Last year, he joined the Yale Center for Biodiversity and Global Change as a postdoctoral associate in the lab of biologist Walter Jetz. Like Ayers’ embrace of members of the Athens art scene, the goal of the Jetz lab was to explore the global diversity of life, one species at a time, he said.
In the case of the new ant found in the forests of Ecuador, its large trap jaw mandibles and shining and smooth cuticles set it apart from more than 850 species of its genus, Strumigenys, Booher determined. This was a new species. And tradition allows the discoverers to name newly discovered life.
Booher and Stipe already knew what they wanted to do. Booher discussed the issue with Hoenle, who agreed that Ayers was a worthy designee. They considered the name Strumigenys ayers.

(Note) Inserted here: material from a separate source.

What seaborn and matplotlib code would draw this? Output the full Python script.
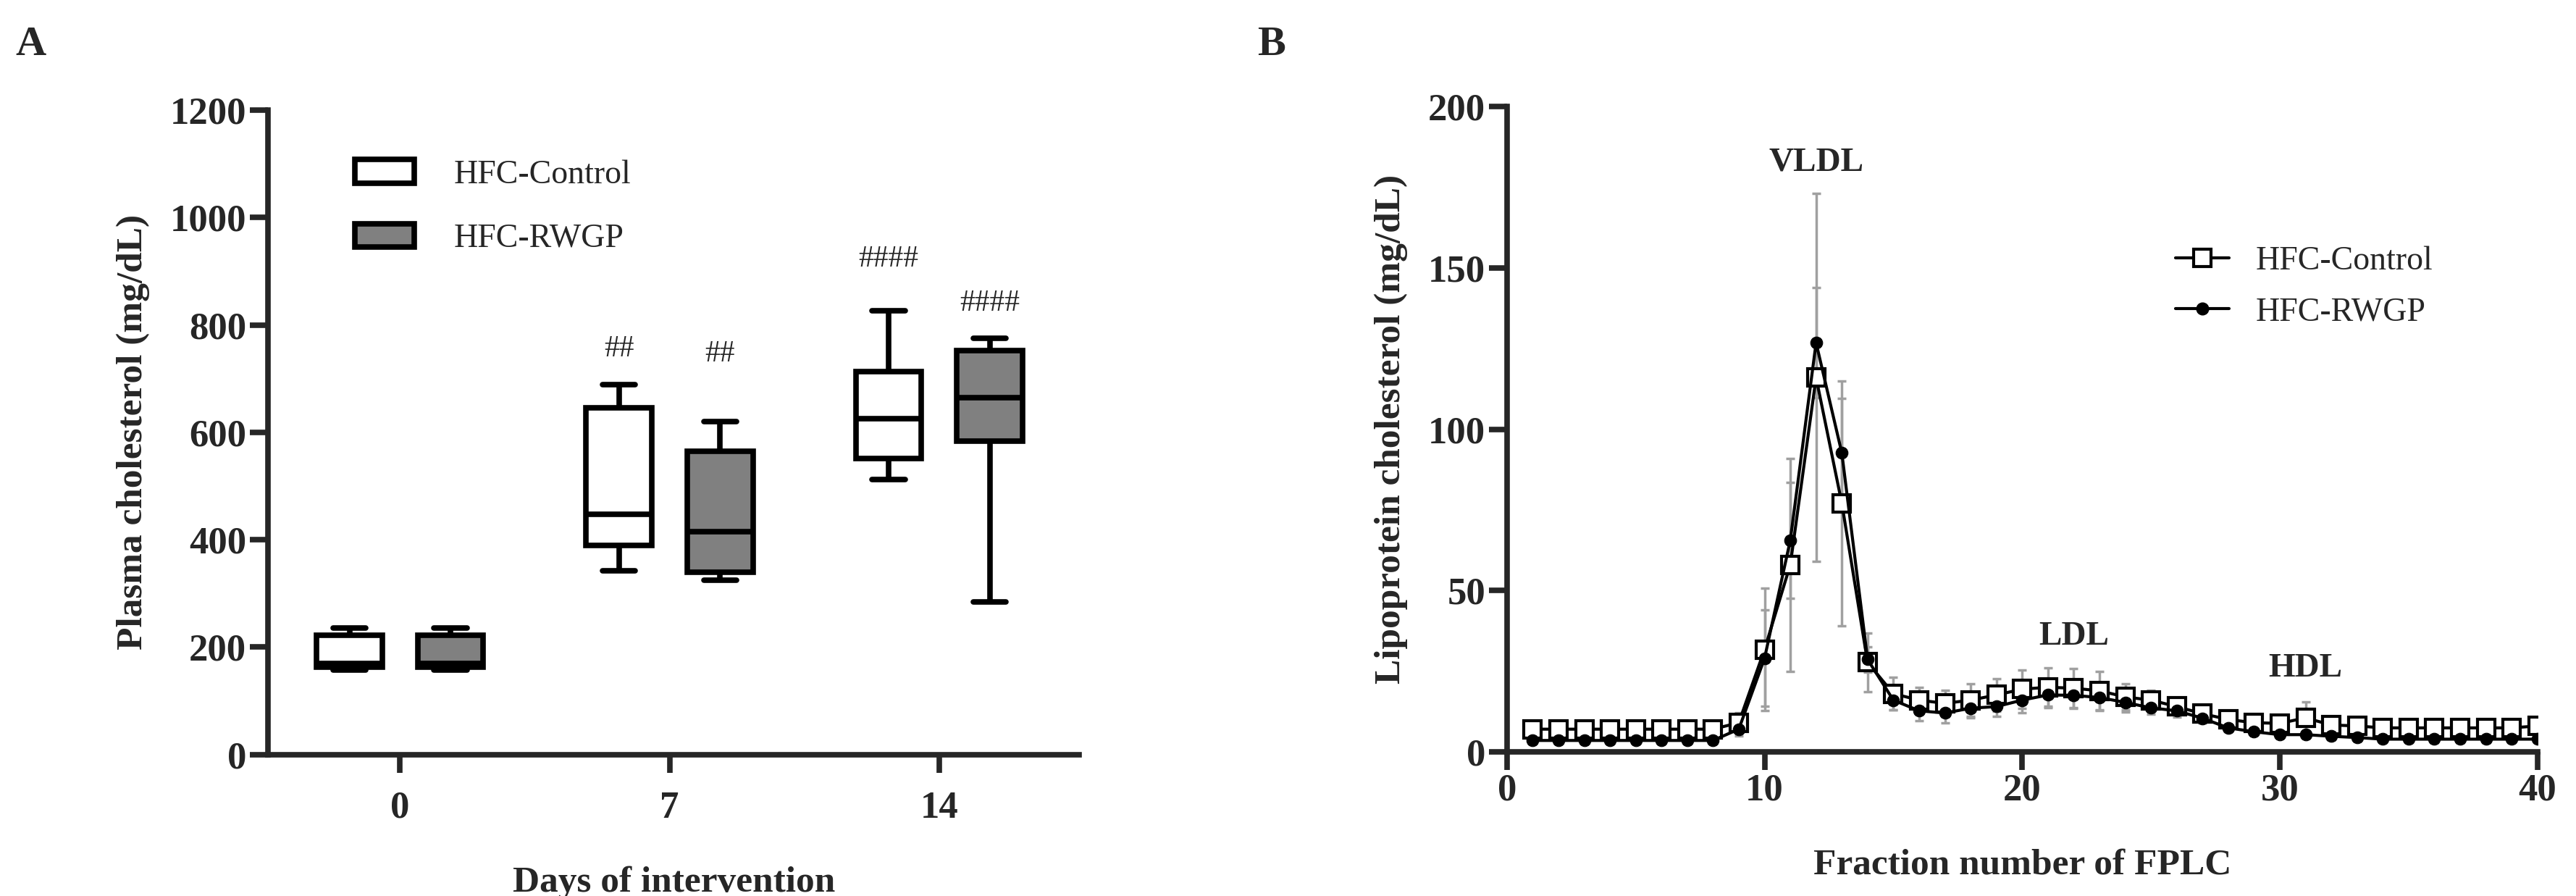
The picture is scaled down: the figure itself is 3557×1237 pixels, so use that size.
import numpy as np
import pandas as pd
import matplotlib
matplotlib.use("Agg")
import matplotlib.pyplot as plt
import seaborn as sns
from matplotlib.patches import Patch
from matplotlib.lines import Line2D

days = ["0", "7", "14"]
groups = ["HFC-Control", "HFC-RWGP"]
# five-number summaries (min, q1, median, q3, max) per day
ctrl_box = {"0": [157, 162, 169, 222, 235], "7": [342, 389, 447, 646, 689], "14": [512, 551, 625, 713, 826]}
rwgp_box = {"0": [157, 162, 170, 222, 235], "7": [325, 339, 415, 565, 620], "14": [284, 583, 664, 752, 775]}
sig_marks = {"7": ["##", "##"], "14": ["####", "####"]}

fractions = list(range(1, 41))
ctrl_mean = [7, 7, 7, 7, 7, 7, 7, 7, 9, 31.7, 58, 116, 77, 27.7, 18, 16, 15, 16, 17.6, 19.4,
             20, 19.7, 18.9, 17, 16, 14, 11.8, 10, 9, 8.8, 10.5, 8.3, 8, 7.4, 7.4, 7.4, 7.4, 7.4, 7.4, 8]
ctrl_sd = [1, 1, 1, 1, 1, 1, 1, 1, 3, 19, 33, 57, 38, 9, 5, 4, 4, 5, 5, 6,
           6, 6, 6, 4, 3, 2, 2, 1.5, 1.5, 1.5, 5, 1, 1, 1, 1, 1, 1, 1, 1, 1]
rwgp_mean = [3.5, 3.5, 3.5, 3.5, 3.5, 3.5, 3.5, 3.5, 7, 29, 65.6, 126.8, 92.6, 28.6, 16, 12.7, 12, 13.5, 14, 16,
             17.6, 17.5, 16.8, 15.3, 13.6, 12.7, 10.4, 7.4, 6.2, 5.3, 5.3, 4.8, 4.4, 3.9, 3.9, 3.9, 3.9, 3.9, 3.9, 3.9]
rwgp_sd = [0.5, 0.5, 0.5, 0.5, 0.5, 0.5, 0.5, 0.5, 2, 15, 18, 17, 17, 4, 3, 3, 3, 3, 3, 4,
           4, 4, 4, 3, 2, 2, 1.5, 1, 1, 1, 1, 1, 1, 1, 1, 1, 1, 1, 1, 1]
peak_labels = [("VLDL", 12, 178), ("LDL", 22, 31), ("HDL", 31, 21)]

sns.set_style("ticks")
plt.rcParams['font.family'] = ['Liberation Serif', 'DejaVu Serif']
LW = 5.5
TICK = 38
LAB = 37
LEG = 33

fig = plt.figure(figsize=(35.57, 12.37), dpi=100)
axA = fig.add_axes([0.104, 0.158, 0.315, 0.719])
axB = fig.add_axes([0.585, 0.161, 0.400, 0.720])

rows = []
for d in days:
    for v in ctrl_box[d]:
        rows.append((d, groups[0], v))
    for v in rwgp_box[d]:
        rows.append((d, groups[1], v))
df = pd.DataFrame(rows, columns=["day", "group", "chol"])

sns.boxplot(data=df, x="day", y="chol", hue="group", order=days, hue_order=groups,
            palette={groups[0]: "white", groups[1]: "#808080"}, whis=np.inf, width=0.75, gap=0.35,
            linewidth=LW, linecolor="black", ax=axA, legend=False)
axA.set_ylim(0, 1200)
axA.set_xlim(-0.49, 2.52)
axA.set_yticks(range(0, 1201, 200))
for i, d in enumerate(days):
    if d in sig_marks:
        for j, (box, m) in enumerate(zip([ctrl_box[d], rwgp_box[d]], sig_marks[d])):
            axA.text(i + (-0.1875 if j == 0 else 0.1875), box[4] + 40 + (30 if (d == "14" and j == 0) else 0) + (60 if d == "7" and j == 1 else 0),
                     m, ha="center", va="bottom", fontsize=30)
axA.set_xlabel("Days of intervention", fontsize=LAB, fontweight="bold", labelpad=40)
axA.set_ylabel("Plasma cholesterol (mg/dL)", fontsize=LAB, fontweight="bold", labelpad=20)
handles = [Patch(facecolor="white", edgecolor="black", linewidth=LW),
           Patch(facecolor="#808080", edgecolor="black", linewidth=LW)]
axA.legend(handles, groups, loc="upper left", bbox_to_anchor=(0.07, 0.97), frameon=False,
           fontsize=LEG, handlelength=1.8, handleheight=0.7, labelspacing=1.0, handletextpad=1.2)

# Panel B
lines = pd.DataFrame({"fraction": fractions * 2,
                      "chol": ctrl_mean + rwgp_mean,
                      "group": [groups[0]] * 40 + [groups[1]] * 40})
axB.errorbar(fractions, ctrl_mean, yerr=ctrl_sd, fmt="none", ecolor="#a0a0a0", elinewidth=2.5, capsize=4, capthick=2.5, zorder=1)
axB.errorbar(fractions, rwgp_mean, yerr=rwgp_sd, fmt="none", ecolor="#a0a0a0", elinewidth=2.5, capsize=4, capthick=2.5, zorder=1)
sns.lineplot(data=lines, x="fraction", y="chol", hue="group", style="group", hue_order=groups,
             palette={groups[0]: "black", groups[1]: "black"}, markers={groups[0]: "s", groups[1]: "o"},
             dashes=False, linewidth=3, markersize=17, ax=axB, legend=False, zorder=3)
for l in axB.lines:
    if l.get_marker() == "s":
        l.set_markerfacecolor("white"); l.set_markeredgecolor("black"); l.set_markeredgewidth(3)
    elif l.get_marker() == "o":
        l.set_markerfacecolor("black"); l.set_markeredgecolor("black"); l.set_markersize(12)
axB.set_xlim(0, 40)
axB.set_ylim(0, 200)
axB.set_xticks(range(0, 41, 10))
axB.set_yticks(range(0, 201, 50))
for txt, x, y in peak_labels:
    axB.text(x, y, txt, ha="center", va="bottom", fontsize=34, fontweight="bold")
axB.set_xlabel("Fraction number of FPLC", fontsize=LAB, fontweight="bold", labelpad=40)
axB.set_ylabel("Lipoprotein cholesterol (mg/dL)", fontsize=LAB, fontweight="bold", labelpad=20)
hB = [Line2D([], [], color="black", marker="s", markerfacecolor="white", markersize=17, markeredgewidth=3, linewidth=3),
      Line2D([], [], color="black", marker="o", markersize=12, linewidth=3)]
axB.legend(hB, groups, loc="upper left", bbox_to_anchor=(0.62, 0.83), frameon=False,
           fontsize=LEG, handlelength=1.6, labelspacing=0.6)

for ax in (axA, axB):
    sns.despine(ax=ax)
    for s in ("left", "bottom"):
        ax.spines[s].set_linewidth(LW)
    ax.tick_params(width=LW, length=18, labelsize=TICK)
    for t in ax.get_xticklabels() + ax.get_yticklabels():
        t.set_fontweight("bold")
axA.tick_params(axis="x", pad=18)

fig.text(0.006, 0.95, "A", fontsize=42, fontweight="bold", va="center")
fig.text(0.488, 0.95, "B", fontsize=42, fontweight="bold", va="center")
fig.savefig("out.png", dpi=100, facecolor="white")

But knowing that Ayers would shy away from an honor that was solely personal, they wanted to find a name that would also honor the many people across the gender diversity spectrum who he so often championed.
“Naming species in honor of people is a centuries old tradition among taxonomists,” Hoenle said. “To honor someone means to respect their self-identity, and gender is part of that.”
As it happened, in 2007 a publication clarified that the International Code of Nomenclature did not require that new species carry Latin suffixes based on the gender of the individual being honored. So rather than using one of the traditional Latin suffixes — either ae, which designates a female, or i for a male, or orum for a group of male and female individuals — Booher and Stipe adopted a new suffix that recognizes non-binary individuals. It also honors the spirit of Ayers, an activist who had always fought for, celebrated, and honored the diversity of life, including those gender diverse individuals who didn’t fit neatly into a binary category.
They named the ant Strumigenys ayersthey.
“I knew Jeremy, and knew of no other human that better represented the pan and inclusive world of humans,” Booher said. “He was also a lover of biodiversity, so it just seemed to fit.”
The study on the new species was published in the open-access, peer-reviewed scientific journal ZooKeys.